Here's the recipe I've gotten good at: Fu Qing Sweet Potato Dumplings

(UPDATE: The blog of the OP for the recipe is messing up - I copied the recipe after having to disable JS and reposted. Sorry for the lack of pretty pictures :(  )

The first time I made them...I think only about 12-15 survived the dumpling formation process. The second time, I made so many I was able to perfect my dumpling making process. 3rd time I made them, they came out really good, but the 4th time I made them I perfected my steaming technique. The key to getting the dough right is making sure you have a good sweet potato, the flesh under the skin is really bright orange and after you boil the sweet potato, the flesh is really sweet on it's own.


Most of the recipes I've seen for dumplings involve flattening the dough wrapper and forming it in your hands.

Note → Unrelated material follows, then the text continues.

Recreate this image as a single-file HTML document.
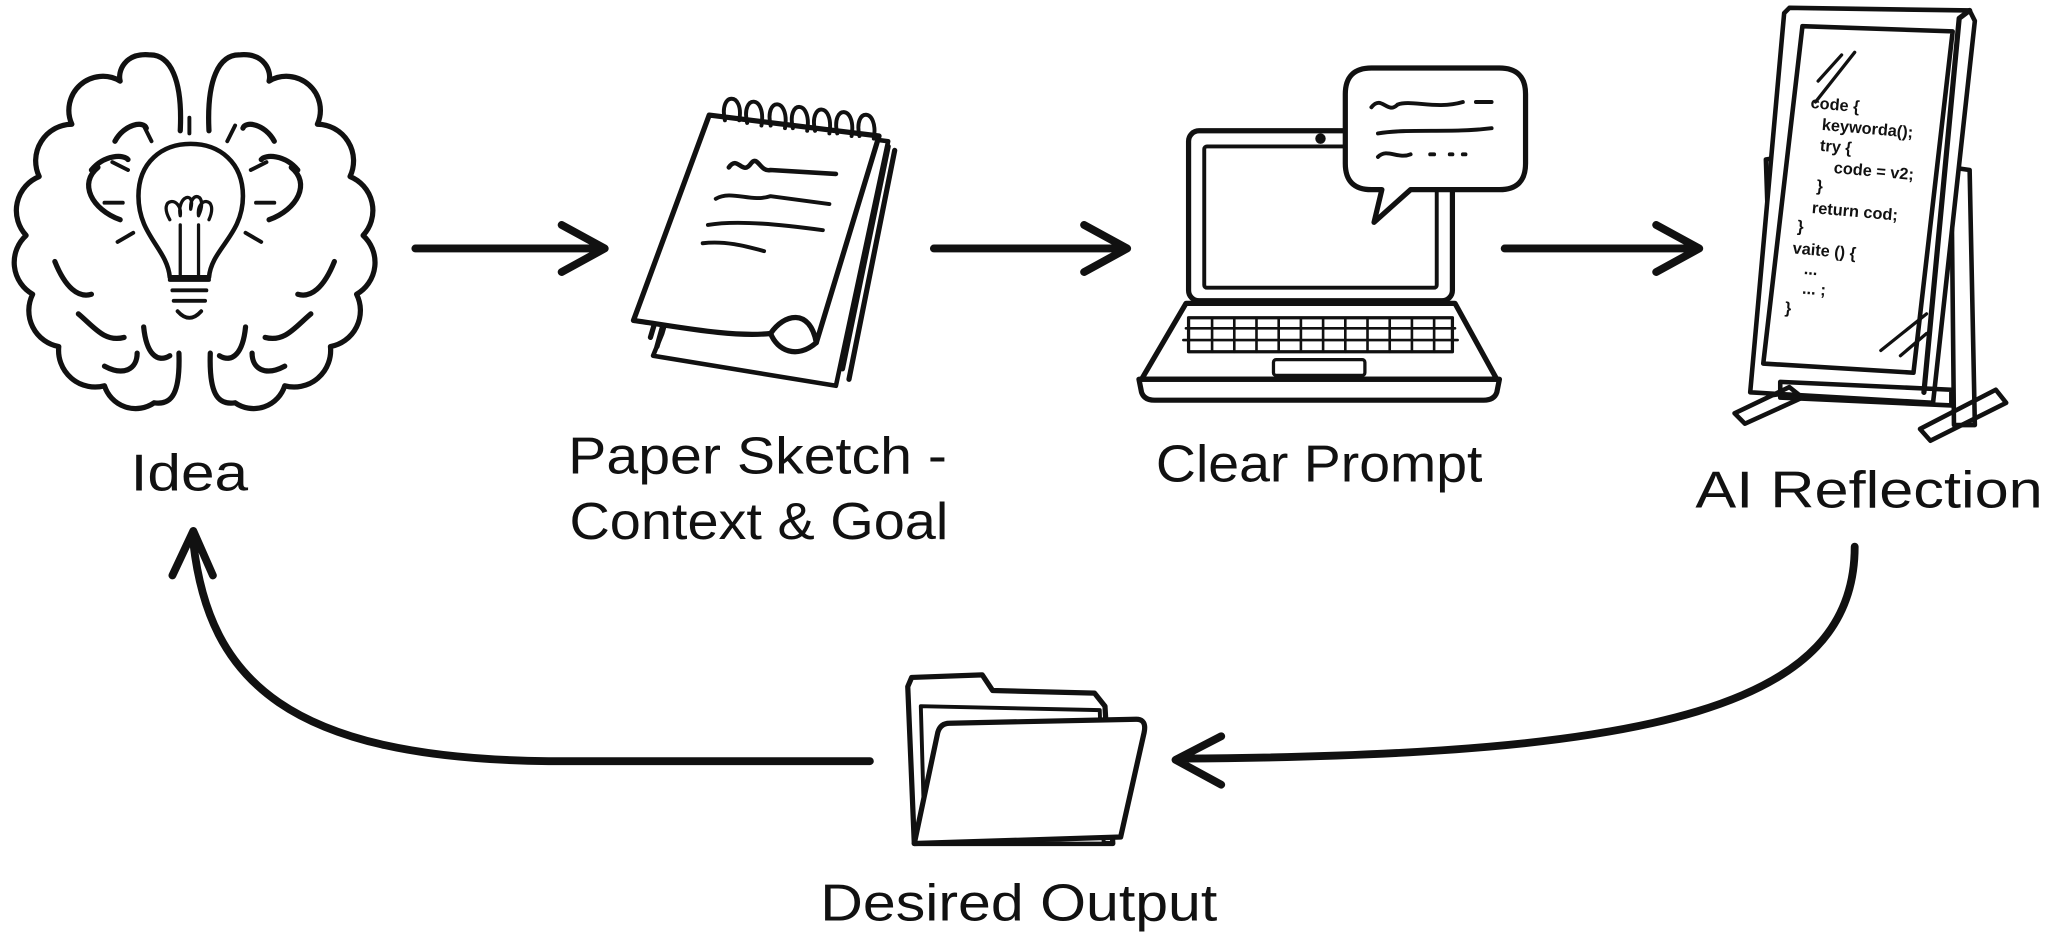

I have to say, that's what causes my casualties when forming the dumplings. I do use the dusting flour, but it doesn't help me too much. The flour sticks to my hands and the dumpling rips apart. So here are my deviations from the recipe above.



1.) I like my dumplings more bite-size, so, for me, the amount of dough and filling in the above recipe makes about 40 dumplings. I form out all my dough balls first and they're roughly about the size of a shooting marble (about 0.75 in diameter).


2.) What really helped me out a lot in flattening the wrapper dough and wrapping in general was Saran wrap, Saran wrap specifically is more effective than cling wrap. I can flatten the dough ball to a decent thinness, I don't like my wrapper too thick.


Touching the dough too much always ripped it apart, but the Saran wrap just peels right off.

3. Add the filling, about 1/2 to 2/3 a teaspoon of filling. Lift the Saran wrap by the sides and press the edges together to form a "taco"


The Saran wrap peels back and the dough is more likely going to stick to itself than the wrap.

4. Repeat action #3 with the open edges of the "taco" to close the ends.


5. Pull back on the Saran wrap, and pull in the corners of the dumpling towards center then pick up the saran wrap to round the bottom of the dumpling.


Nice eh?

What I learned around trial 4 is that it's best to put one layer of plastic wrap down at the bottom of the steamer. Prior to that trial, I would cut out pieces of wax paper to put the dumplings on, but in doing this, the bottom of the dumplings would stick to the wax paper and it would rip off with the paper. The following steamer picture was taken during trial 3. If you use plastic wrap, the dumplings won't stick to it at all.


Here's the finished product after a good 10 minute steaming.


Dumplings can be a frustrating experience the first time around, but the key to getting better is practice.